Opponents of the program have used his earlier work to argue it has failed

The official evaluator, of the original school choice program in Milwaukee, whose reports have been used by choice opponents to suggest that the program was a failure, is endorsing the program here in a new book set to be released later this month.

In the book "The Market Approach to Education: An Analysis of America's First Voucher Program," John Witte said his primary message is that "choice can be a useful tool to aid families and educators in inner city and poor communities where education has been a struggle for several generations."

"If programs are devised correctly, they can provide meaningful educational choices to families that now do not have such choices," Witte writes. "And it is not trivial that most people in America, and surely most reading this book, already have those choices."

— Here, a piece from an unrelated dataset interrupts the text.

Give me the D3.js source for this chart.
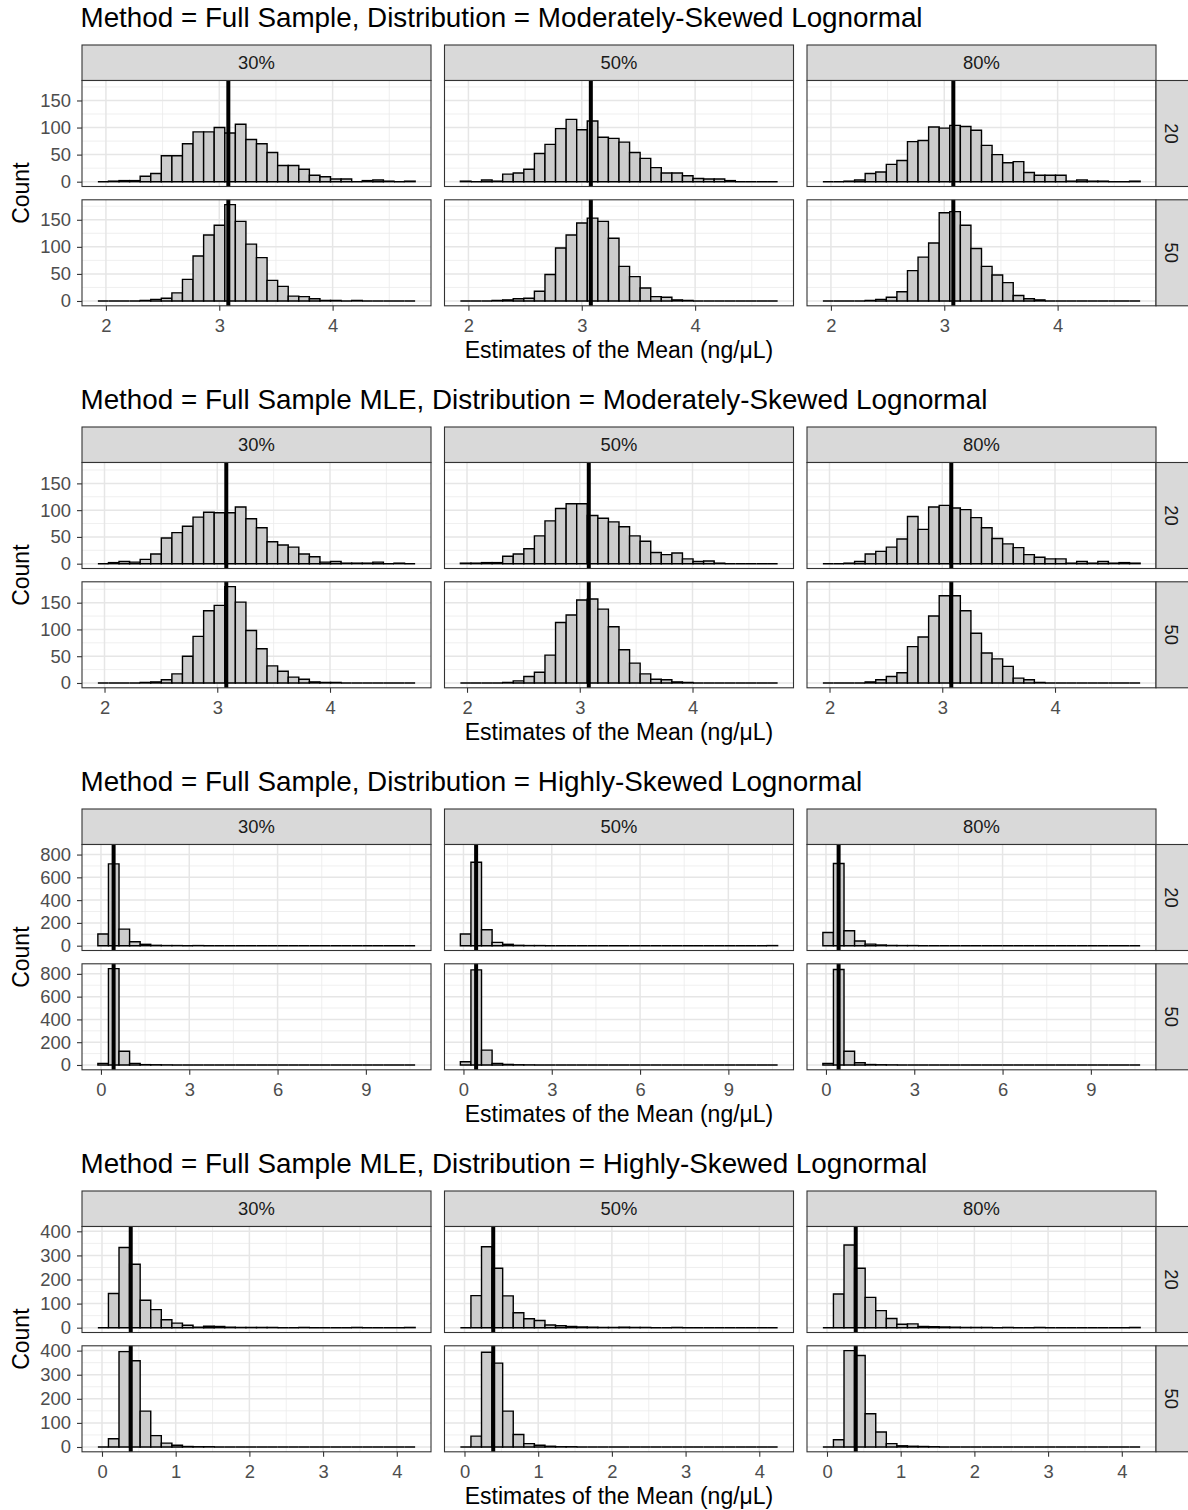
<!DOCTYPE html>
<html>
<head>
<meta charset="utf-8">
<script src="https://cdn.jsdelivr.net/npm/d3@7"></script>
<style>
body { margin: 0; background: #fff; }
text { font-family: "Liberation Sans", Arial, Helvetica, sans-serif; }
</style>
</head>
<body>
<script>
//facet labels
var colLabels = ["30%", "50%", "80%"];
var rowLabels = ["20", "50"];
var sectionTitles = [
    "Method = Full Sample, Distribution = Moderately-Skewed Lognormal",
    "Method = Full Sample MLE, Distribution = Moderately-Skewed Lognormal",
    "Method = Full Sample, Distribution = Highly-Skewed Lognormal",
    "Method = Full Sample MLE, Distribution = Highly-Skewed Lognormal"
];
var xTitle = "Estimates of the Mean (ng/\u03BCL)";
var yTitle = "Count";

//histogram bins (30 per panel): left edge of first bin and bin width, per section
var binStart = [1.929, 1.941, -0.105, -0.056];
var binWidth = [0.0933, 0.0938, 0.3593, 0.1435];
//true mean marked by the vertical line
var meanLine = [3.08, 3.08, 0.43, 0.39];

//tick labels
var xTicks = [[2, 3, 4], [2, 3, 4], [0, 3, 6, 9], [0, 1, 2, 3, 4]];
var yTicks = [[0, 50, 100, 150], [0, 50, 100, 150], [0, 200, 400, 600, 800], [0, 100, 200, 300, 400]];

//counts[row][col], rows = 20 / 50, cols = 30% / 50% / 80%
var fullModerate = [
    [
        [0,1,2,2,10,15,48,48,70,92,92,100,90,106,78,70,54,30,30,23,12,9,5,5,0,2,3,1,0,1],
        [1,0,3,1,14,16,23,52,69,98,115,96,112,82,80,73,54,43,26,16,16,11,6,5,5,2,0,0,0,0],
        [0,0,1,3,15,18,32,39,74,76,101,99,104,102,95,67,50,35,37,17,12,12,12,1,3,1,1,0,0,1]
    ],
    [
        [0,0,0,0,1,3,5,15,40,83,122,140,178,147,105,80,38,27,9,8,4,1,1,0,1,0,0,0,0,0],
        [0,0,0,1,2,4,5,18,49,98,122,144,153,147,116,64,45,24,8,7,2,1,0,0,0,0,0,0,0,0],
        [0,0,0,0,1,3,7,17,56,81,107,163,165,140,97,64,48,34,10,4,2,0,0,0,0,0,0,0,0,0]
    ]
];
var mleModerate = [
    [
        [0,2,4,3,8,18,48,58,70,87,96,95,95,106,84,67,41,35,31,18,13,3,4,1,1,1,3,0,1,0],
        [1,1,2,2,14,18,28,52,80,103,112,112,90,85,78,69,52,42,21,17,20,9,4,5,1,0,0,0,0,0],
        [0,0,1,4,18,23,31,46,88,64,106,109,104,101,86,67,47,37,30,17,12,9,9,1,4,1,4,1,2,1]
    ],
    [
        [0,0,0,0,1,2,6,17,50,87,135,145,180,151,98,64,32,22,11,7,2,1,1,0,0,0,0,0,0,0],
        [0,0,0,0,1,4,12,20,52,113,127,155,157,138,105,62,37,17,7,6,2,1,0,0,0,0,0,0,0,0],
        [0,0,0,0,2,6,12,19,68,86,125,163,163,135,93,56,45,31,9,6,1,0,0,0,0,0,0,0,0,0]
    ]
];
var fullHighly = [
    [
        [102,718,145,35,12,3,1,1,0,1,0,0,0,0,0,0,0,0,0,0,0,0,0,0,0,0,0,0,0,0],
        [102,733,140,29,12,3,1,1,0,0,0,0,0,0,0,0,0,0,0,0,0,0,0,0,0,0,0,0,0,1],
        [116,721,131,41,14,6,2,1,1,0,0,0,0,0,0,0,0,0,0,0,0,0,0,0,0,0,0,0,0,0]
    ],
    [
        [14,846,121,14,3,2,1,0,0,0,0,0,0,0,0,0,0,0,0,0,0,0,0,0,0,0,0,0,0,0],
        [29,835,130,14,5,2,1,0,0,0,0,0,0,0,0,0,0,0,0,0,0,0,0,0,0,0,0,0,0,0],
        [14,838,121,20,4,2,1,0,0,0,0,0,0,0,0,0,0,0,0,0,0,0,0,0,0,0,0,0,0,0]
    ]
];
var mleHighly = [
    [
        [0,142,333,263,114,75,33,19,10,2,6,5,2,1,1,1,1,0,0,1,0,0,0,0,1,0,0,0,0,1],
        [0,133,336,247,132,62,37,30,11,8,5,3,2,1,1,2,1,1,0,0,1,0,0,0,0,0,0,0,0,0],
        [0,140,343,247,126,71,38,14,16,5,4,3,2,1,1,1,0,1,0,0,1,0,0,0,0,0,0,0,0,1]
    ],
    [
        [0,34,396,358,149,47,16,7,2,1,1,0,0,0,0,0,0,0,0,0,0,0,0,0,0,0,0,0,0,0],
        [0,45,393,348,149,52,14,7,3,1,1,0,0,0,0,0,0,0,0,0,0,0,0,0,0,0,0,0,0,0],
        [0,30,400,380,138,62,14,5,3,2,1,0,0,0,0,0,0,0,0,0,0,0,0,0,0,0,0,0,0,0]
    ]
];
var allCounts = [fullModerate, mleModerate, fullHighly, mleHighly];

//layout
var width = 1188, height = 1510;
var panelX = [82, 444.5, 807];
var panelW = 349, panelH = 106, stripH = 35.5, rowGap = 13.3;
var sectionTop = [45, 427, 809, 1191];

var svg = d3.select("body")
    .append("svg")
    .attr("width", width)
    .attr("height", height);

//minor breaks half way between majors, inside the domain
function minorBreaks(ticks, domain){
    var step = ticks[1] - ticks[0];
    var out = [];
    for (var v = ticks[0] - step / 2; v <= domain[1]; v += step){
        if (v >= domain[0]) out.push(v);
    }
    return out;
}

var fmt = d3.format("~g");

allCounts.forEach(function(counts, k){
    var S = sectionTop[k];
    var lo = binStart[k], hi = binStart[k] + 30 * binWidth[k];
    var pad = 0.05 * (hi - lo);
    var x = d3.scaleLinear().domain([lo - pad, hi + pad]).range([0, panelW]);
    var ymax = d3.max(counts, function(r){ return d3.max(r, function(c){ return d3.max(c); }); });
    var y = d3.scaleLinear().domain([-0.05 * ymax, 1.05 * ymax]).range([panelH, 0]);
    var xMinor = minorBreaks(xTicks[k], x.domain());
    var yMinor = minorBreaks(yTicks[k], y.domain());

    //section title
    svg.append("text")
        .attr("x", 80.5)
        .attr("y", S - 18)
        .style("font-size", "27.8px")
        .style("fill", "#000")
        .text(sectionTitles[k]);

    //column strips
    colLabels.forEach(function(lab, c){
        svg.append("rect")
            .attr("x", panelX[c]).attr("y", S)
            .attr("width", panelW).attr("height", stripH)
            .style("fill", "#d9d9d9").style("stroke", "#333").style("stroke-width", 1.1);
        svg.append("text")
            .attr("x", panelX[c] + panelW / 2)
            .attr("y", S + stripH / 2)
            .attr("dy", "0.35em")
            .attr("text-anchor", "middle")
            .style("font-size", "18.4px")
            .style("fill", "#1a1a1a")
            .text(lab);
    });

    for (var r = 0; r < 2; r++){
        var py = S + stripH + r * (panelH + rowGap);
        for (var c = 0; c < 3; c++){
            var g = svg.append("g").attr("transform", "translate(" + panelX[c] + "," + py + ")");
            g.append("rect").attr("width", panelW).attr("height", panelH).style("fill", "#fff");

            //grid
            g.selectAll(".xminor").data(xMinor).enter().append("line")
                .attr("x1", x).attr("x2", x).attr("y1", 0).attr("y2", panelH)
                .style("stroke", "#ebebeb").style("stroke-width", 0.8);
            g.selectAll(".yminor").data(yMinor).enter().append("line")
                .attr("x1", 0).attr("x2", panelW).attr("y1", y).attr("y2", y)
                .style("stroke", "#ebebeb").style("stroke-width", 0.8);
            g.selectAll(".xmajor").data(xTicks[k]).enter().append("line")
                .attr("x1", x).attr("x2", x).attr("y1", 0).attr("y2", panelH)
                .style("stroke", "#e6e6e6").style("stroke-width", 1.5);
            g.selectAll(".ymajor").data(yTicks[k]).enter().append("line")
                .attr("x1", 0).attr("x2", panelW).attr("y1", y).attr("y2", y)
                .style("stroke", "#e6e6e6").style("stroke-width", 1.5);

            //bars (path so empty bins still show as a line on the baseline)
            g.selectAll(".bar").data(counts[r][c]).enter().append("path")
                .attr("d", function(d, i){
                    var x0 = x(lo + i * binWidth[k]), x1 = x(lo + (i + 1) * binWidth[k]);
                    var y0 = y(0), y1 = y(d);
                    return "M" + x0 + "," + y0 + "V" + y1 + "H" + x1 + "V" + y0 + "Z";
                })
                .style("fill", "#cccccc")
                .style("stroke", "#000")
                .style("stroke-width", 1.4);

            //mean line
            g.append("line")
                .attr("x1", x(meanLine[k])).attr("x2", x(meanLine[k]))
                .attr("y1", 0).attr("y2", panelH)
                .style("stroke", "#000").style("stroke-width", 4);

            g.append("rect").attr("width", panelW).attr("height", panelH)
                .style("fill", "none").style("stroke", "#333").style("stroke-width", 1.1);

            if (c == 0){
                var ya = g.append("g").call(d3.axisLeft(y).tickValues(yTicks[k]).tickFormat(fmt).tickSize(5).tickPadding(6));
                ya.select(".domain").remove();
                ya.selectAll("line").style("stroke", "#333").style("stroke-width", 1.1);
                ya.selectAll("text").style("font-size", "18.4px").style("fill", "#4d4d4d")
                    .style("font-family", "'Liberation Sans', Arial, sans-serif");
            }
            if (r == 1){
                var xa = g.append("g").attr("transform", "translate(0," + panelH + ")")
                    .call(d3.axisBottom(x).tickValues(xTicks[k]).tickFormat(fmt).tickSize(5).tickPadding(8));
                xa.select(".domain").remove();
                xa.selectAll("line").style("stroke", "#333").style("stroke-width", 1.1);
                xa.selectAll("text").style("font-size", "18.4px").style("fill", "#4d4d4d")
                    .style("font-family", "'Liberation Sans', Arial, sans-serif");
            }
        }
        //row strip on the right
        svg.append("rect")
            .attr("x", panelX[2] + panelW).attr("y", py)
            .attr("width", stripH).attr("height", panelH)
            .style("fill", "#d9d9d9").style("stroke", "#333").style("stroke-width", 1.1);
        svg.append("text")
            .attr("transform", "translate(" + (panelX[2] + panelW + 15) + "," + (py + panelH / 2) + ") rotate(90)")
            .attr("dy", "0.35em")
            .attr("text-anchor", "middle")
            .style("font-size", "18.4px")
            .style("fill", "#1a1a1a")
            .text(rowLabels[r]);
    }

    //axis titles
    svg.append("text")
        .attr("transform", "translate(29," + (S + stripH + panelH + rowGap / 2) + ") rotate(-90)")
        .attr("text-anchor", "middle")
        .style("font-size", "23px")
        .style("fill", "#000")
        .text(yTitle);
    svg.append("text")
        .attr("x", (panelX[0] + panelX[2] + panelW) / 2)
        .attr("y", S + stripH + 2 * panelH + rowGap + 52)
        .attr("text-anchor", "middle")
        .style("font-size", "23px")
        .style("fill", "#000")
        .text(xTitle);
});
</script>
</body>
</html>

But he warns that school choice alone cannot be expected to dramatically change test scores for a majority of inner-city students.

"Can choice provide alternatives for some students who would not otherwise have them? Can choice support existing private schools with long traditions, but no further sources of financial support? Yes. Can it provide different educational alternatives that may be the answer for some children? Yes. Will it, or could it, transform the overall status of inner-city education in the next generation? Probably not."

The book, which includes much of his previous academic in the area, is published by Princeton University Press.

In an interview, Witte said many people are surprised that he endorsed Milwaukee's choice program because many choice opponents have used his reports to discredit the concept. In addition, some high-profile academic fights with Harvard researcher Paul Peterson, who argued that Witte's work ignored or downplayed positive results from the program, led many observers to believe he is against choice, he said.

"I always tell people, you've got to go back and read what I've written," said Witte.

Milwaukee's choice program, the first of its kind in the country, allows low-income students to attend private and religious schools at taxpayer expense.

Witte, who found himself caught up in one of the hottest national debates in the past decade, said he has been "bewildered" by the actions and arguments of choice supporters and opponents alike.

Supporters have been naive about the difficulties of family life in the central city and their effects on a child's education, leading to over-optimistic ideas about test scores for choice students, he wrote. Choice opponents have overstated the possibility of school choice killing public education, but it won't, he wrote.

Witte was appointed by the state school superintendent Bert Grover to evaluate the choice program in 1990. He studied the first five years of the program, before it was expanded to include religious schools. The current choice legislation does not call for an official evaluator.

Using test scores, he found in 1995 that students in the choice program scored no better or worse than public school students. His support for choice goes beyond mere test scores and tends to deal more with opportunities created for both students and schools.